WORK TO BE COMPLETED: Leave out any picture and return the remaining listing below exactly as given.

--- START AVAILABLE DATA ---

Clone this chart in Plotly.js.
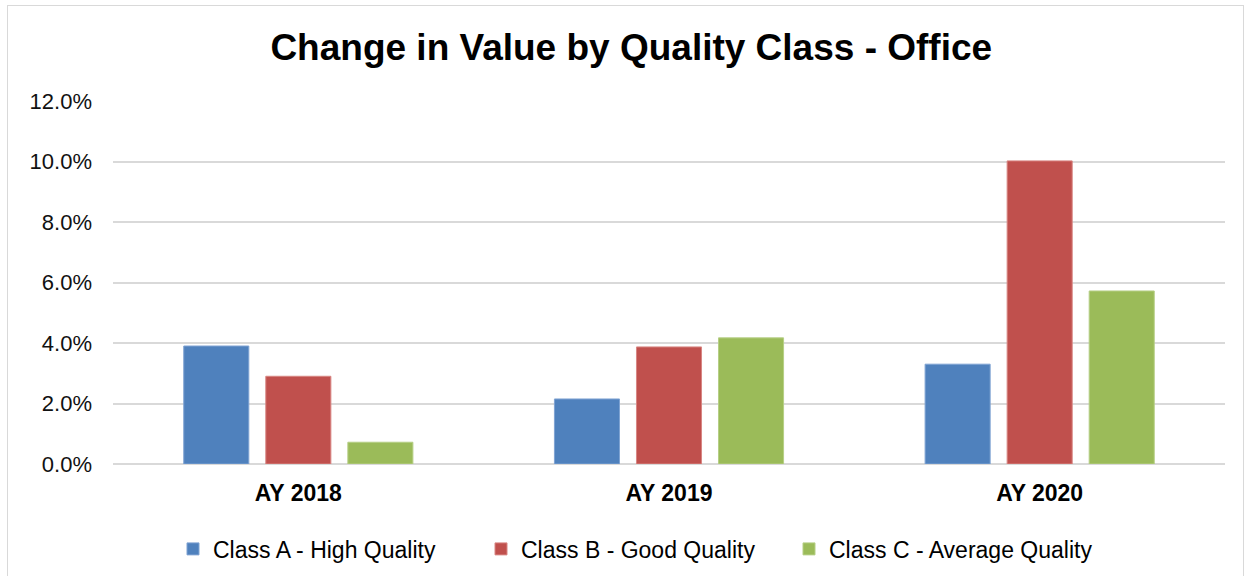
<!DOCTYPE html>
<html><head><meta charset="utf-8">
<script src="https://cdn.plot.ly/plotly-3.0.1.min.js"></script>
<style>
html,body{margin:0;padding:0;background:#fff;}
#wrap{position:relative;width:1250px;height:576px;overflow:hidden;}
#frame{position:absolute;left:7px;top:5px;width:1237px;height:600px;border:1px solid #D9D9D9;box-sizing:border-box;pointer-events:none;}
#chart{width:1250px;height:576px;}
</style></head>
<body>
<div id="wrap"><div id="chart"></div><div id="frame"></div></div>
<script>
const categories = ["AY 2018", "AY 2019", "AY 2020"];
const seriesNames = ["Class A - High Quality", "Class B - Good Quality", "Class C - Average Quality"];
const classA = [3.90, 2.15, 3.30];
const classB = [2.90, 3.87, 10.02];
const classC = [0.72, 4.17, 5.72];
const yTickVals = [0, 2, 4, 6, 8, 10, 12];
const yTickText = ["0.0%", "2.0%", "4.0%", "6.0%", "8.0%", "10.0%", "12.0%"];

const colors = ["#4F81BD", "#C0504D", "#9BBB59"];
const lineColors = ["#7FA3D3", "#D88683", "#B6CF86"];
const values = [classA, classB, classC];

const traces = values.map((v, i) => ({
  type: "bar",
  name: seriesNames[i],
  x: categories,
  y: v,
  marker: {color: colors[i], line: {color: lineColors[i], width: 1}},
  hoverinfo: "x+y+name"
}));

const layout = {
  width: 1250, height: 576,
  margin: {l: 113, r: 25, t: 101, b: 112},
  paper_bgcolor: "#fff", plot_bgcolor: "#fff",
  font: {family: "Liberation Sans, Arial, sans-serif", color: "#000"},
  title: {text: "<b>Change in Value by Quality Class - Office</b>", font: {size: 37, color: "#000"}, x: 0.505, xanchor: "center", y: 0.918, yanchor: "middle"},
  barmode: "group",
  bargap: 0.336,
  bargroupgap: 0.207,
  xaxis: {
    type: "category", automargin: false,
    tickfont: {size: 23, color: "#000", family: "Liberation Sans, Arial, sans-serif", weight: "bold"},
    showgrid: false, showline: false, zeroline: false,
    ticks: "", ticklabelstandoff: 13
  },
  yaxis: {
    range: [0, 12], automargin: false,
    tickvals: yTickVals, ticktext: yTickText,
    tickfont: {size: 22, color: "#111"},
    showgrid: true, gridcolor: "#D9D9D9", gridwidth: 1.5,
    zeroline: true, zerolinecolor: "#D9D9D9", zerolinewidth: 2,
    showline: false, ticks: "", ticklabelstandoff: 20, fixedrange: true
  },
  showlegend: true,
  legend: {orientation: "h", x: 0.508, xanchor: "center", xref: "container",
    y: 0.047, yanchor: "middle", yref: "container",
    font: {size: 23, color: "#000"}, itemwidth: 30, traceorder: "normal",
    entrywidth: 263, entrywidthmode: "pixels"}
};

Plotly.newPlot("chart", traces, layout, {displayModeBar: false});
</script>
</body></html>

--- END AVAILABLE DATA ---

RESPONSE TO THIS EXERCISE:
Clone this chart in Plotly.js.
<!DOCTYPE html>
<html><head><meta charset="utf-8">
<script src="https://cdn.plot.ly/plotly-3.0.1.min.js"></script>
<style>
html,body{margin:0;padding:0;background:#fff;}
#wrap{position:relative;width:1250px;height:576px;overflow:hidden;}
#frame{position:absolute;left:7px;top:5px;width:1237px;height:600px;border:1px solid #D9D9D9;box-sizing:border-box;pointer-events:none;}
#chart{width:1250px;height:576px;}
</style></head>
<body>
<div id="wrap"><div id="chart"></div><div id="frame"></div></div>
<script>
const categories = ["AY 2018", "AY 2019", "AY 2020"];
const seriesNames = ["Class A - High Quality", "Class B - Good Quality", "Class C - Average Quality"];
const classA = [3.90, 2.15, 3.30];
const classB = [2.90, 3.87, 10.02];
const classC = [0.72, 4.17, 5.72];
const yTickVals = [0, 2, 4, 6, 8, 10, 12];
const yTickText = ["0.0%", "2.0%", "4.0%", "6.0%", "8.0%", "10.0%", "12.0%"];

const colors = ["#4F81BD", "#C0504D", "#9BBB59"];
const lineColors = ["#7FA3D3", "#D88683", "#B6CF86"];
const values = [classA, classB, classC];

const traces = values.map((v, i) => ({
  type: "bar",
  name: seriesNames[i],
  x: categories,
  y: v,
  marker: {color: colors[i], line: {color: lineColors[i], width: 1}},
  hoverinfo: "x+y+name"
}));

const layout = {
  width: 1250, height: 576,
  margin: {l: 113, r: 25, t: 101, b: 112},
  paper_bgcolor: "#fff", plot_bgcolor: "#fff",
  font: {family: "Liberation Sans, Arial, sans-serif", color: "#000"},
  title: {text: "<b>Change in Value by Quality Class - Office</b>", font: {size: 37, color: "#000"}, x: 0.505, xanchor: "center", y: 0.918, yanchor: "middle"},
  barmode: "group",
  bargap: 0.336,
  bargroupgap: 0.207,
  xaxis: {
    type: "category", automargin: false,
    tickfont: {size: 23, color: "#000", family: "Liberation Sans, Arial, sans-serif", weight: "bold"},
    showgrid: false, showline: false, zeroline: false,
    ticks: "", ticklabelstandoff: 13
  },
  yaxis: {
    range: [0, 12], automargin: false,
    tickvals: yTickVals, ticktext: yTickText,
    tickfont: {size: 22, color: "#111"},
    showgrid: true, gridcolor: "#D9D9D9", gridwidth: 1.5,
    zeroline: true, zerolinecolor: "#D9D9D9", zerolinewidth: 2,
    showline: false, ticks: "", ticklabelstandoff: 20, fixedrange: true
  },
  showlegend: true,
  legend: {orientation: "h", x: 0.508, xanchor: "center", xref: "container",
    y: 0.047, yanchor: "middle", yref: "container",
    font: {size: 23, color: "#000"}, itemwidth: 30, traceorder: "normal",
    entrywidth: 263, entrywidthmode: "pixels"}
};

Plotly.newPlot("chart", traces, layout, {displayModeBar: false});
</script>
</body></html>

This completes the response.